Character assassination: Business bosses are starting to realise that Twitter has a price
It is not boardroom discord or tumbling profits that are causing mayhem for Elon Musk, the maverick and publicity-hungry Tesla chief who is set to lose his role as chairman. It’s his Twitter habit.
His case exemplifies how Twitter, the social media platform that can send 280 poorly chosen characters right round the world in seconds, is now becoming a danger for business bosses.
A surprising number of the world’s leading chief executives have taken to tweeting, finding it gives them a more vivid outlet for their personalities than the bland quotes attached to an annual report.
Tweets represent the opposite of their usual management-speak: the words and phrases they use are often pithy, colourful, direct and even humorous, and it can certainly enhance their public image.
But sometimes, it can all go badly wrong.
Take Musk. The charismatic head of booming electric-car company Tesla has amassed a gigantic Twitter following of 22.7m, with casual comments about high-tech verging on the philosophical, such as “engineering is magic.”
But in recent weeks Musk has found himself in deep trouble with the US Securities and Exchange Commission (SEC) over his tweeting last month of vital information about his plans to take the company private.
His assertion that funding to go private had been “secured” – despite claims that, at the time of the tweet, there was no actual guarantee of the investment – kicked off a major SEC investigation and has led to him stepping down as the company’s chair.
Yet Musk is by no means alone in the world of Twitter calamity.

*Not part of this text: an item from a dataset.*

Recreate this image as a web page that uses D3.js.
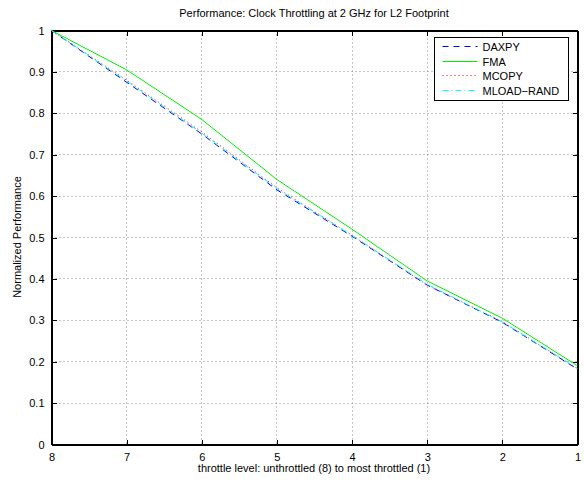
<!DOCTYPE html>
<html>
<head>
<meta charset="utf-8">
<script src="https://cdn.jsdelivr.net/npm/d3@7"></script>
<style>
body { margin: 0; background: #fff; }
text { font-family: "Liberation Sans", Arial, sans-serif; }
</style>
</head>
<body>
<div id="chart-area"></div>
<script>
var levels = [8, 7, 6, 5, 4, 3, 2, 1];
var daxpy = [1, 0.875, 0.75, 0.615, 0.503, 0.385, 0.295, 0.182];
var fma = [1, 0.905, 0.785, 0.64, 0.52, 0.395, 0.305, 0.19];
var mcopy = [1, 0.88, 0.755, 0.62, 0.505, 0.385, 0.297, 0.183];
var mloadRand = [1, 0.878, 0.752, 0.618, 0.505, 0.387, 0.296, 0.184];
var yTicks = [0, 0.1, 0.2, 0.3, 0.4, 0.5, 0.6, 0.7, 0.8, 0.9, 1];

var series = [
    { name: "DAXPY", values: daxpy, color: "#0000ff", dash: "6,5" },
    { name: "FMA", values: fma, color: "#00ee00", dash: null },
    { name: "MCOPY", values: mcopy, color: "#ff0000", dash: "1,3" },
    { name: "MLOAD\u2212RAND", values: mloadRand, color: "#00ffff", dash: "6,3,1,3" }
];

var margin = { top: 30, right: 7, bottom: 39, left: 51 };
var width = 584 - margin.left - margin.right;
var height = 483 - margin.top - margin.bottom;

var svg = d3.select("#chart-area")
    .append("svg")
    .attr("width", 584)
    .attr("height", 483);

var g = svg.append("g")
    .attr("transform", "translate(" + (margin.left + 0.5) + "," + (margin.top + 0.5) + ")");

var x = d3.scaleLinear()
    .domain([8, 1])
    .range([0, width]);

var y = d3.scaleLinear()
    .domain([0, 1])
    .range([height, 0]);

function rx(d) { return Math.round(x(d)); }
function ry(d) { return Math.round(y(d)); }

// grid
g.append("g")
    .selectAll("line")
    .data(levels.slice(1, -1))
    .enter()
    .append("line")
    .attr("x1", rx)
    .attr("x2", rx)
    .attr("y1", 0)
    .attr("y2", height)
    .attr("stroke", "#888")
    .attr("stroke-dasharray", "1,3");

g.append("g")
    .selectAll("line")
    .data(yTicks.slice(1, -1))
    .enter()
    .append("line")
    .attr("y1", ry)
    .attr("y2", ry)
    .attr("x1", 0)
    .attr("x2", width)
    .attr("stroke", "#888")
    .attr("stroke-dasharray", "1,3");

// axes
var xAxisCall = d3.axisBottom(x)
    .tickValues(levels)
    .tickSizeInner(-5)
    .tickSizeOuter(0)
    .tickPadding(9)
    .tickFormat(d3.format("d"));

var yAxisCall = d3.axisLeft(y)
    .tickValues(yTicks)
    .tickSizeInner(-5)
    .tickSizeOuter(0)
    .tickPadding(7)
    .tickFormat(function(d) { return d === 0 || d === 1 ? d : d.toFixed(1); });

g.append("g")
    .attr("transform", "translate(0," + height + ")")
    .call(xAxisCall);

g.append("g")
    .call(yAxisCall);

g.append("g")
    .call(d3.axisTop(x).tickValues(levels).tickSizeInner(-5).tickSizeOuter(0).tickFormat(""));

g.append("g")
    .attr("transform", "translate(" + width + ",0)")
    .call(d3.axisRight(y).tickValues(yTicks).tickSizeInner(-5).tickSizeOuter(0).tickFormat(""));

g.selectAll(".domain").attr("stroke", "#000").attr("shape-rendering", "crispEdges");
g.selectAll(".tick line").attr("stroke", "#000").attr("shape-rendering", "crispEdges");
g.selectAll(".tick text")
    .attr("font-size", "11px")
    .attr("font-family", "Liberation Sans, Arial, sans-serif")
    .attr("fill", "#000");

g.append("rect")
    .attr("width", width)
    .attr("height", height)
    .attr("fill", "none")
    .attr("stroke", "#000")
    .attr("shape-rendering", "crispEdges");

// lines
var line = d3.line()
    .x(function(d, i) { return x(levels[i]); })
    .y(function(d) { return y(d); });

g.selectAll(".series")
    .data(series)
    .enter()
    .append("path")
    .attr("class", "series")
    .attr("d", function(d) { return line(d.values); })
    .attr("fill", "none")
    .attr("stroke", function(d) { return d.color; })
    .attr("stroke-width", 1)
    .attr("stroke-dasharray", function(d) { return d.dash; });

// labels
svg.append("text")
    .attr("x", margin.left + width / 2)
    .attr("y", 17)
    .attr("text-anchor", "middle")
    .attr("font-size", "11px")
    .text("Performance: Clock Throttling at 2 GHz for L2 Footprint");

svg.append("text")
    .attr("x", margin.left + width / 2)
    .attr("y", 472)
    .attr("text-anchor", "middle")
    .attr("font-size", "11px")
    .text("throttle level: unthrottled (8) to most throttled (1)");

svg.append("text")
    .attr("transform", "rotate(-90)")
    .attr("x", -(margin.top + height / 2))
    .attr("y", 21)
    .attr("text-anchor", "middle")
    .attr("font-size", "11px")
    .text("Normalized Performance");

// legend
var legendGroup = svg.append("g")
    .attr("transform", "translate(434.5,37.5)");

legendGroup.append("rect")
    .attr("width", 134)
    .attr("height", 63)
    .attr("fill", "#fff")
    .attr("stroke", "#000");

var entries = legendGroup.selectAll(".entry")
    .data(series)
    .enter()
    .append("g")
    .attr("transform", function(d, i) { return "translate(0," + Math.round(9 + i * 14.7) + ")"; });

entries.append("line")
    .attr("x1", 8)
    .attr("x2", 43)
    .attr("stroke", function(d) { return d.color; })
    .attr("stroke-dasharray", function(d) { return d.dash; });

entries.append("text")
    .attr("x", 48)
    .attr("y", 4)
    .attr("font-size", "11px")
    .text(function(d) { return d.name; });
</script>
</body>
</html>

The TV host of The Apprentice, business mogul Alan Sugar (5m followers), has had a long history of humorous tweeting, often including jibes at his Twitter rival Piers Morgan.

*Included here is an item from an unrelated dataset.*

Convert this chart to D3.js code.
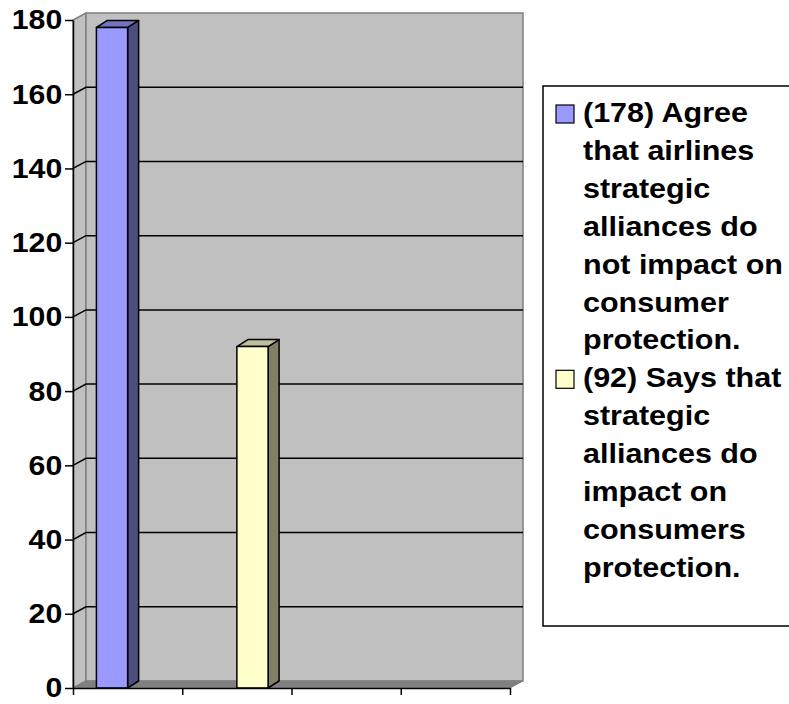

But recently he drew fierce criticism after comparing the Senegalese football team in the World Cup to Africans selling sunglasses and handbags on European beaches.

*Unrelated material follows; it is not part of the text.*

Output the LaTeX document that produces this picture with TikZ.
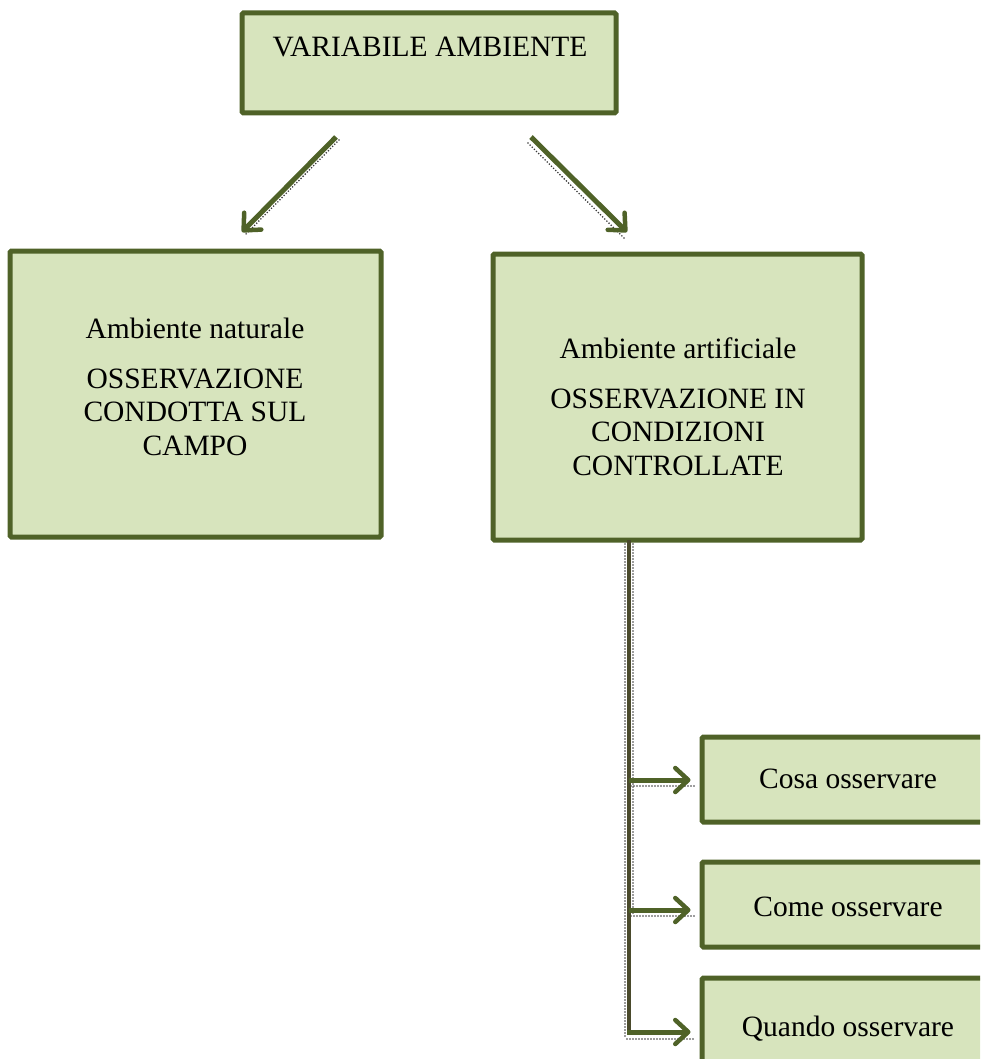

After an outcry and accusations of racism, Lord Sugar was forced to delete the tweet and apologise.
Many business bosses who tweet do not stray so close to the edge. Bill Gates (45m followers) and Tim Cook (11m followers) are examples of bosses who possess better online manners, with the two tech titans often focusing their tweets on philanthropic and charitable issues.
More controversial are the Twitter musings of outgoing Goldman Sachs boss Lloyd Blankfein (97,000 followers), not least in his attacks on the US President, Donald Trump.
It might seem like Blankfein is not holding back many punches on his social media page, but in an indication of things to come, the chief executive has already promised a more “unrestrained” Twitter account once he steps down from his current role.
Until that point, however, all of Blankfein's tweets must pass through the watchful eye of Goldman's press team before being sent out to the world.
The US President himself, of course, is perhaps the most remarkable of all the tweeting bosses.
“Donald Trump is the best example of a chief executive who uses Twitter to market his own personal brand” according to Yuval Ben-Itzhak, boss of global social media analytics firm Socialbakers. “He started using the platform back when he was boss of his own business, but has continued the tactic into the White House.
“Trump uses Twitter very much in the same way that past presidents used their PR team – to communicate about strategy changes, share updates and comment on current affairs.”
However, the teetotal president is doing one thing right, according to the advice of Carpetright boss Wilf Walsh (a modest 1,900 followers), who tells City A.M.: “Don’t drink and tweet. Ever.”
Yet as a prolific tweeter whose posts include horsing tips and gripes against southerners, Walsh believes that tweeting as a chief executive “can add a human tone to a corporate entity”.
But the attraction of tweeting can wear thin. For media magnate Rupert Murdoch, formerly a prolific tweeter on conservative politics around the world, the game ended on the day of his wedding to Jerry Hall. Murdoch announced there would be no more tweets for “ten days or ever”. That was in 2016 – and he hasn’t tweeted since.